* TASK TO COMPLETE *
Reproduce every line of the material below, but drop the pictures.

## start GIVEN MATERIAL

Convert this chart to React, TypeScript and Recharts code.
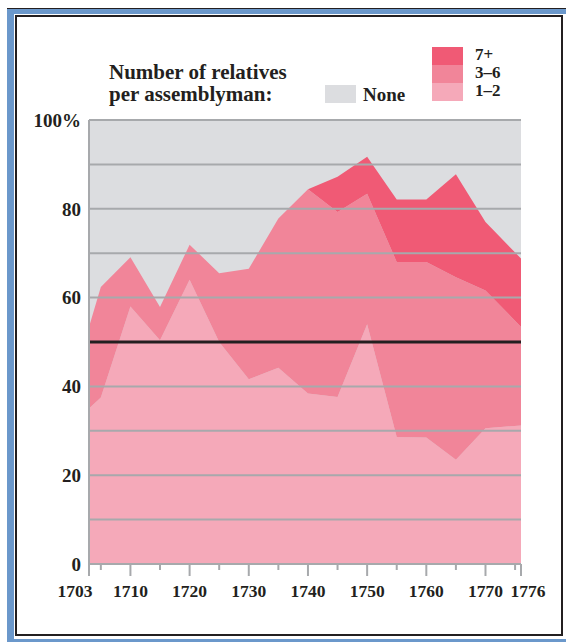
import { AreaChart, Area, XAxis, YAxis, CartesianGrid, ReferenceLine } from "recharts";

const years = [1703, 1705, 1710, 1715, 1720, 1725, 1730, 1735, 1740, 1745, 1750, 1755, 1760, 1765, 1770, 1776];
const oneTwo = [35, 37.5, 58, 50.4, 64, 50, 41.6, 44.2, 38.4, 37.6, 54, 28.6, 28.5, 23.5, 30.6, 31.2];
const threeSix = [18.4, 24.9, 11.1, 7.5, 7.9, 15.5, 24.9, 33.6, 46, 41.7, 29.4, 39.4, 39.5, 41.1, 31, 22.2];
const sevenPlus = [0, 0, 0, 0, 0, 0, 0, 0, 0, 7.9, 8.3, 14.1, 14.1, 23.2, 15.4, 15.4];

const xTicks = [1703, 1705, 1710, 1715, 1720, 1725, 1730, 1735, 1740, 1745, 1750, 1755, 1760, 1765, 1770, 1775, 1776];
const xLabels = [1703, 1710, 1720, 1730, 1740, 1750, 1760, 1770, 1776];
const yTicks = [0, 10, 20, 30, 40, 50, 60, 70, 80, 90, 100];
const gridValues = [10, 20, 30, 40, 60, 70, 80, 90, 100];

const legendItems = [
  { label: "7+", color: "#f05a75" },
  { label: "3\u20136", color: "#f18599" },
  { label: "1\u20132", color: "#f5a9b9" },
];

const data = years.map((year, i) => ({
  year,
  oneTwo: oneTwo[i],
  threeSix: threeSix[i],
  sevenPlus: sevenPlus[i],
}));

const FONT = "'Liberation Serif', 'Times New Roman', serif";
const INK = "#231f20";
const GRID = "#a7a9ac";

function XTick(props: any) {
  const { x, y, payload } = props;
  const major = xLabels.includes(payload.value);
  // end labels are nudged outward so they clear their neighbours
  const shift = payload.value === 1703 ? -14 : payload.value === 1776 ? 7 : 0;
  const top = y - 8; // axis line
  return (
    <g>
      <line x1={x} x2={x} y1={top} y2={top + (major ? 12 : 6)} stroke={GRID} strokeWidth={2} />
      {major && (
        <text x={x + shift} y={top + 33} textAnchor="middle" fontFamily={FONT} fontWeight="bold" fontSize={17.5} fill={INK}>
          {payload.value}
        </text>
      )}
    </g>
  );
}

export default function App() {
  return (
    <div style={{ position: "absolute", left: 0, top: 0, width: 566, height: 642, overflow: "hidden", background: "#fff" }}>
      {/* blue frame */}
      <div style={{ position: "absolute", left: 7, top: 8, width: 600, height: 640, background: "#6b98cb", borderTop: `1px solid ${INK}` }} />
      <div style={{ position: "absolute", left: 14, top: 14, width: 552, height: 625, background: "#fff" }} />
      <div style={{ position: "absolute", left: 15, top: 15, width: 544, height: 617, border: `2px solid ${INK}`, background: "#fff" }} />

      {/* title */}
      <div style={{ position: "absolute", left: 109, top: 61, fontFamily: FONT, fontWeight: "bold", fontSize: 21, lineHeight: "22px", color: INK }}>
        Number of relatives
        <br />
        per assemblyman:
      </div>

      {/* legend */}
      <div style={{ position: "absolute", left: 325, top: 85, width: 31, height: 18, background: "#dcdde0" }} />
      <div style={{ position: "absolute", left: 363, top: 84, fontFamily: FONT, fontWeight: "bold", fontSize: 19, lineHeight: "22px", color: INK }}>
        None
      </div>
      {legendItems.map((item, i) => (
        <div key={item.label}>
          <div style={{ position: "absolute", left: 432, top: 47 + i * 18, width: 31, height: 18, background: item.color }} />
          <div style={{ position: "absolute", left: 475, top: 46 + i * 18, fontFamily: FONT, fontWeight: "bold", fontSize: 17, lineHeight: "17px", color: INK }}>
            {item.label}
          </div>
        </div>
      ))}

      <div style={{ position: "absolute", left: 0, top: 0 }}>
        <AreaChart width={566} height={642} data={data} margin={{ top: 120, right: 45, bottom: 48, left: 29 }}>
          <CartesianGrid horizontal={false} vertical={false} fill="#dcdde0" fillOpacity={1} />
          <XAxis
            dataKey="year"
            type="number"
            domain={[1703, 1776]}
            ticks={xTicks}
            interval={0}
            height={30}
            tickLine={false}
            axisLine={{ stroke: GRID, strokeWidth: 2 }}
            tick={<XTick />}
          />
          <YAxis
            type="number"
            domain={[0, 100]}
            ticks={yTicks}
            interval={0}
            width={60}
            tickLine={false}
            axisLine={{ stroke: GRID, strokeWidth: 2 }}
            tickFormatter={(v: number) => (v % 20 === 0 ? (v === 100 ? "100%" : String(v)) : "")}
            tick={{ fontFamily: FONT, fontWeight: "bold", fontSize: 19, fill: INK }}
          />
          <Area type="linear" dataKey="oneTwo" stackId="1" stroke="none" fill="#f5a9b9" fillOpacity={1} isAnimationActive={false} />
          <Area type="linear" dataKey="threeSix" stackId="1" stroke="none" fill="#f18599" fillOpacity={1} isAnimationActive={false} />
          <Area type="linear" dataKey="sevenPlus" stackId="1" stroke="none" fill="#f05a75" fillOpacity={1} isAnimationActive={false} />
          {gridValues.map((v) => (
            <ReferenceLine key={v} y={v} stroke={GRID} strokeWidth={2} />
          ))}
          <ReferenceLine y={50} stroke={INK} strokeWidth={3} />
        </AreaChart>
      </div>
    </div>
  );
}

## end GIVEN MATERIAL

* SOLUTION FOR THIS PROBLEM *
Convert this chart to React, TypeScript and Recharts code.
import { AreaChart, Area, XAxis, YAxis, CartesianGrid, ReferenceLine } from "recharts";

const years = [1703, 1705, 1710, 1715, 1720, 1725, 1730, 1735, 1740, 1745, 1750, 1755, 1760, 1765, 1770, 1776];
const oneTwo = [35, 37.5, 58, 50.4, 64, 50, 41.6, 44.2, 38.4, 37.6, 54, 28.6, 28.5, 23.5, 30.6, 31.2];
const threeSix = [18.4, 24.9, 11.1, 7.5, 7.9, 15.5, 24.9, 33.6, 46, 41.7, 29.4, 39.4, 39.5, 41.1, 31, 22.2];
const sevenPlus = [0, 0, 0, 0, 0, 0, 0, 0, 0, 7.9, 8.3, 14.1, 14.1, 23.2, 15.4, 15.4];

const xTicks = [1703, 1705, 1710, 1715, 1720, 1725, 1730, 1735, 1740, 1745, 1750, 1755, 1760, 1765, 1770, 1775, 1776];
const xLabels = [1703, 1710, 1720, 1730, 1740, 1750, 1760, 1770, 1776];
const yTicks = [0, 10, 20, 30, 40, 50, 60, 70, 80, 90, 100];
const gridValues = [10, 20, 30, 40, 60, 70, 80, 90, 100];

const legendItems = [
  { label: "7+", color: "#f05a75" },
  { label: "3\u20136", color: "#f18599" },
  { label: "1\u20132", color: "#f5a9b9" },
];

const data = years.map((year, i) => ({
  year,
  oneTwo: oneTwo[i],
  threeSix: threeSix[i],
  sevenPlus: sevenPlus[i],
}));

const FONT = "'Liberation Serif', 'Times New Roman', serif";
const INK = "#231f20";
const GRID = "#a7a9ac";

function XTick(props: any) {
  const { x, y, payload } = props;
  const major = xLabels.includes(payload.value);
  // end labels are nudged outward so they clear their neighbours
  const shift = payload.value === 1703 ? -14 : payload.value === 1776 ? 7 : 0;
  const top = y - 8; // axis line
  return (
    <g>
      <line x1={x} x2={x} y1={top} y2={top + (major ? 12 : 6)} stroke={GRID} strokeWidth={2} />
      {major && (
        <text x={x + shift} y={top + 33} textAnchor="middle" fontFamily={FONT} fontWeight="bold" fontSize={17.5} fill={INK}>
          {payload.value}
        </text>
      )}
    </g>
  );
}

export default function App() {
  return (
    <div style={{ position: "absolute", left: 0, top: 0, width: 566, height: 642, overflow: "hidden", background: "#fff" }}>
      {/* blue frame */}
      <div style={{ position: "absolute", left: 7, top: 8, width: 600, height: 640, background: "#6b98cb", borderTop: `1px solid ${INK}` }} />
      <div style={{ position: "absolute", left: 14, top: 14, width: 552, height: 625, background: "#fff" }} />
      <div style={{ position: "absolute", left: 15, top: 15, width: 544, height: 617, border: `2px solid ${INK}`, background: "#fff" }} />

      {/* title */}
      <div style={{ position: "absolute", left: 109, top: 61, fontFamily: FONT, fontWeight: "bold", fontSize: 21, lineHeight: "22px", color: INK }}>
        Number of relatives
        <br />
        per assemblyman:
      </div>

      {/* legend */}
      <div style={{ position: "absolute", left: 325, top: 85, width: 31, height: 18, background: "#dcdde0" }} />
      <div style={{ position: "absolute", left: 363, top: 84, fontFamily: FONT, fontWeight: "bold", fontSize: 19, lineHeight: "22px", color: INK }}>
        None
      </div>
      {legendItems.map((item, i) => (
        <div key={item.label}>
          <div style={{ position: "absolute", left: 432, top: 47 + i * 18, width: 31, height: 18, background: item.color }} />
          <div style={{ position: "absolute", left: 475, top: 46 + i * 18, fontFamily: FONT, fontWeight: "bold", fontSize: 17, lineHeight: "17px", color: INK }}>
            {item.label}
          </div>
        </div>
      ))}

      <div style={{ position: "absolute", left: 0, top: 0 }}>
        <AreaChart width={566} height={642} data={data} margin={{ top: 120, right: 45, bottom: 48, left: 29 }}>
          <CartesianGrid horizontal={false} vertical={false} fill="#dcdde0" fillOpacity={1} />
          <XAxis
            dataKey="year"
            type="number"
            domain={[1703, 1776]}
            ticks={xTicks}
            interval={0}
            height={30}
            tickLine={false}
            axisLine={{ stroke: GRID, strokeWidth: 2 }}
            tick={<XTick />}
          />
          <YAxis
            type="number"
            domain={[0, 100]}
            ticks={yTicks}
            interval={0}
            width={60}
            tickLine={false}
            axisLine={{ stroke: GRID, strokeWidth: 2 }}
            tickFormatter={(v: number) => (v % 20 === 0 ? (v === 100 ? "100%" : String(v)) : "")}
            tick={{ fontFamily: FONT, fontWeight: "bold", fontSize: 19, fill: INK }}
          />
          <Area type="linear" dataKey="oneTwo" stackId="1" stroke="none" fill="#f5a9b9" fillOpacity={1} isAnimationActive={false} />
          <Area type="linear" dataKey="threeSix" stackId="1" stroke="none" fill="#f18599" fillOpacity={1} isAnimationActive={false} />
          <Area type="linear" dataKey="sevenPlus" stackId="1" stroke="none" fill="#f05a75" fillOpacity={1} isAnimationActive={false} />
          {gridValues.map((v) => (
            <ReferenceLine key={v} y={v} stroke={GRID} strokeWidth={2} />
          ))}
          <ReferenceLine y={50} stroke={INK} strokeWidth={3} />
        </AreaChart>
      </div>
    </div>
  );
}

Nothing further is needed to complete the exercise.